Written instruction:
Copy every line from the material below that holds "chart".

Source excerpt:
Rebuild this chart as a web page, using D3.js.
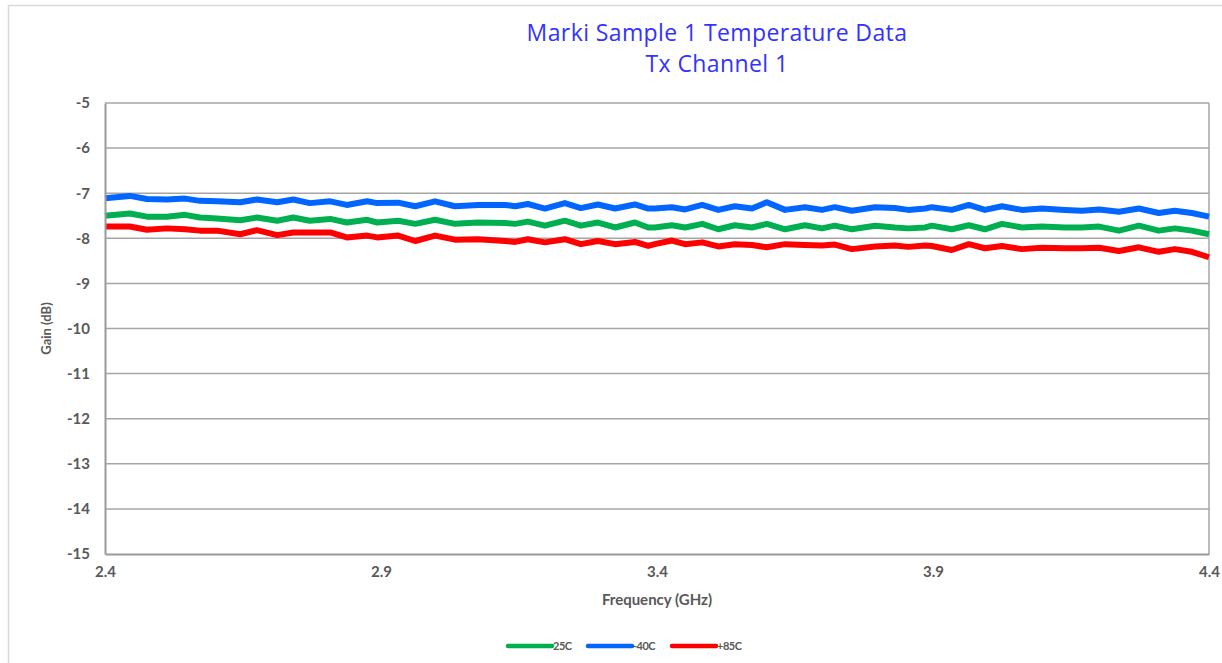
<!DOCTYPE html>
<html>
<head>
<meta charset="utf-8">
<script src="https://cdn.jsdelivr.net/npm/d3@7"></script>
<style>
  html, body { margin: 0; padding: 0; background: #ffffff; }
  svg { display: block; }
</style>
</head>
<body>
<svg id="chart" width="1222" height="663"></svg>
<script>
// ---- data ----
const titleLines = ["Marki Sample 1 Temperature Data", "Tx Channel 1"];
const xTickValues = [2.4, 2.9, 3.4, 3.9, 4.4];
const yTickValues = [-5, -6, -7, -8, -9, -10, -11, -12, -13, -14, -15];
const seriesNames = ["25C", "-40C", "+85C"];

const freq = [
  2.400, 2.445, 2.476, 2.512, 2.545, 2.572, 2.603, 2.645, 2.675, 2.712, 2.741, 2.771, 2.808, 2.838, 2.875, 2.893,
  2.931, 2.962, 2.998, 3.034, 3.076, 3.125, 3.143, 3.166, 3.197, 3.233, 3.262, 3.293, 3.324, 3.360, 3.384,
  3.396, 3.427, 3.451, 3.482, 3.511, 3.541, 3.572, 3.599, 3.632, 3.668, 3.699, 3.722, 3.753, 3.795, 3.831, 3.855, 3.886,
  3.898, 3.934, 3.965, 3.994, 4.025, 4.061, 4.097, 4.139, 4.170, 4.201, 4.237, 4.273, 4.309, 4.338, 4.369, 4.400
];

const gain25C = [
  -7.50, -7.45, -7.52, -7.52, -7.48, -7.54, -7.56, -7.60, -7.54, -7.61, -7.54, -7.61, -7.57, -7.65, -7.59, -7.65,
  -7.61, -7.68, -7.59, -7.68, -7.65, -7.66, -7.68, -7.63, -7.72, -7.61, -7.72, -7.65, -7.76, -7.65, -7.76,
  -7.76, -7.71, -7.76, -7.68, -7.80, -7.71, -7.76, -7.68, -7.80, -7.71, -7.78, -7.72, -7.80, -7.72, -7.76, -7.78, -7.76,
  -7.72, -7.80, -7.71, -7.80, -7.68, -7.76, -7.74, -7.76, -7.76, -7.74, -7.83, -7.72, -7.83, -7.78, -7.83, -7.91
];

const gainM40C = [
  -7.11, -7.06, -7.13, -7.14, -7.12, -7.17, -7.18, -7.20, -7.14, -7.20, -7.14, -7.22, -7.18, -7.26, -7.18, -7.22,
  -7.21, -7.29, -7.18, -7.29, -7.26, -7.26, -7.29, -7.24, -7.34, -7.22, -7.33, -7.25, -7.34, -7.25, -7.34,
  -7.34, -7.31, -7.36, -7.26, -7.37, -7.29, -7.34, -7.20, -7.37, -7.31, -7.37, -7.31, -7.39, -7.31, -7.33, -7.37, -7.34,
  -7.31, -7.37, -7.26, -7.37, -7.29, -7.37, -7.34, -7.37, -7.39, -7.36, -7.41, -7.34, -7.44, -7.39, -7.44, -7.52
];

const gainP85C = [
  -7.74, -7.74, -7.81, -7.78, -7.80, -7.83, -7.83, -7.91, -7.82, -7.93, -7.87, -7.87, -7.87, -7.98, -7.94, -7.98,
  -7.94, -8.06, -7.94, -8.03, -8.02, -8.06, -8.08, -8.02, -8.09, -8.02, -8.13, -8.06, -8.13, -8.08, -8.17,
  -8.13, -8.05, -8.13, -8.09, -8.18, -8.13, -8.15, -8.20, -8.13, -8.15, -8.16, -8.14, -8.24, -8.18, -8.16, -8.19, -8.16,
  -8.17, -8.26, -8.13, -8.22, -8.17, -8.24, -8.21, -8.22, -8.22, -8.21, -8.28, -8.20, -8.30, -8.24, -8.30, -8.42
];

const seriesColors = ["#00b050", "#0066ff", "#ff0000"];
const seriesValues = [gain25C, gainM40C, gainP85C];

// ---- layout ----
const svg = d3.select("#chart");
const plot = { left: 105, right: 1209, top: 103, bottom: 554 };

const x = d3.scaleLinear().domain([2.4, 4.4]).range([plot.left, plot.right]);
const y = d3.scaleLinear().domain([-15, -5]).range([plot.bottom, plot.top]);

// outer frame
svg.append("rect")
  .attr("x", 8.5).attr("y", 5.5)
  .attr("width", 1240).attr("height", 700)
  .attr("fill", "#ffffff")
  .attr("stroke", "#d9d9d9").attr("stroke-width", 1.5);

// title
const title = svg.append("text")
  .attr("text-anchor", "middle")
  .attr("fill", "#3333ff")
  .style("font-family", "'Open Sans', Lato, sans-serif")
  .style("font-size", "23px")
  .style("font-weight", "500")
  .style("letter-spacing", "0.4px");
title.selectAll("tspan").data(titleLines).join("tspan")
  .attr("x", 717)
  .attr("y", (d, i) => 41 + i * 31)
  .text(d => d);

// gridlines
svg.append("g")
  .selectAll("line").data(yTickValues.filter(v => v !== -15)).join("line")
  .attr("x1", plot.left).attr("x2", plot.right)
  .attr("y1", d => y(d)).attr("y2", d => y(d))
  .attr("stroke", "#a6a6a6").attr("stroke-width", 1.5);

// plot border right
svg.append("line")
  .attr("x1", plot.right).attr("x2", plot.right)
  .attr("y1", plot.top).attr("y2", plot.bottom)
  .attr("stroke", "#a6a6a6").attr("stroke-width", 1.5);

// series lines
const line = d3.line()
  .x((d, i) => x(freq[i]))
  .y(d => y(d))
  .curve(d3.curveLinear);

svg.append("g")
  .selectAll("path").data(seriesValues).join("path")
  .attr("d", d => line(d))
  .attr("fill", "none")
  .attr("stroke", (d, i) => seriesColors[i])
  .attr("stroke-width", 6)
  .attr("stroke-linejoin", "round");

// axes
const yAxis = d3.axisLeft(y).tickValues(yTickValues).tickSize(0).tickPadding(15)
  .tickFormat(d => String(d));
const gy = svg.append("g").attr("transform", `translate(${plot.left},0)`).call(yAxis);
gy.select(".domain").attr("stroke", "#9a9a9a").attr("stroke-width", 2);
gy.selectAll("text")
  .attr("fill", "#595959")
  .style("font-family", "Lato, 'Open Sans', sans-serif")
  .style("font-weight", "bold")
  .style("font-size", "15px");

const xAxis = d3.axisBottom(x).tickValues(xTickValues).tickSize(0).tickPadding(12)
  .tickFormat(d3.format(".1f"));
const gx = svg.append("g").attr("transform", `translate(0,${plot.bottom})`).call(xAxis);
gx.select(".domain").attr("stroke", "#9a9a9a").attr("stroke-width", 2);
gx.selectAll("text")
  .attr("fill", "#595959")
  .style("font-family", "Lato, 'Open Sans', sans-serif")
  .style("font-weight", "bold")
  .style("font-size", "15px");

// axis titles
svg.append("text")
  .attr("x", 657).attr("y", 605)
  .attr("text-anchor", "middle")
  .attr("fill", "#595959")
  .style("font-family", "Lato, 'Open Sans', sans-serif")
  .style("font-weight", "bold")
  .style("font-size", "15px")
  .text("Frequency (GHz)");

svg.append("text")
  .attr("transform", `translate(51,${(plot.top + plot.bottom) / 2}) rotate(-90)`)
  .attr("text-anchor", "middle")
  .attr("fill", "#595959")
  .style("font-family", "Lato, 'Open Sans', sans-serif")
  .style("font-weight", "bold")
  .style("font-size", "13px")
  .text("Gain (dB)");

// legend
const legendX = [508, 588, 672];
const lg = svg.append("g").selectAll("g").data(seriesNames).join("g")
  .attr("transform", (d, i) => `translate(${legendX[i]},646)`);
lg.append("line")
  .attr("x1", 0).attr("x2", 44).attr("y1", 0).attr("y2", 0)
  .attr("stroke", (d, i) => seriesColors[i])
  .attr("stroke-width", 4.5)
  .attr("stroke-linecap", "round");
lg.append("text")
  .attr("x", 45).attr("y", 4)
  .attr("fill", "#595959")
  .style("font-family", "Lato, 'Open Sans', sans-serif")
  .style("font-weight", "bold")
  .style("font-size", "11px")
  .style("letter-spacing", "-0.5px")
  .text(d => d);
</script>
</body>
</html>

Output for this task:
Rebuild this chart as a web page, using D3.js.
<svg id="chart" width="1222" height="663"></svg>
const svg = d3.select("#chart");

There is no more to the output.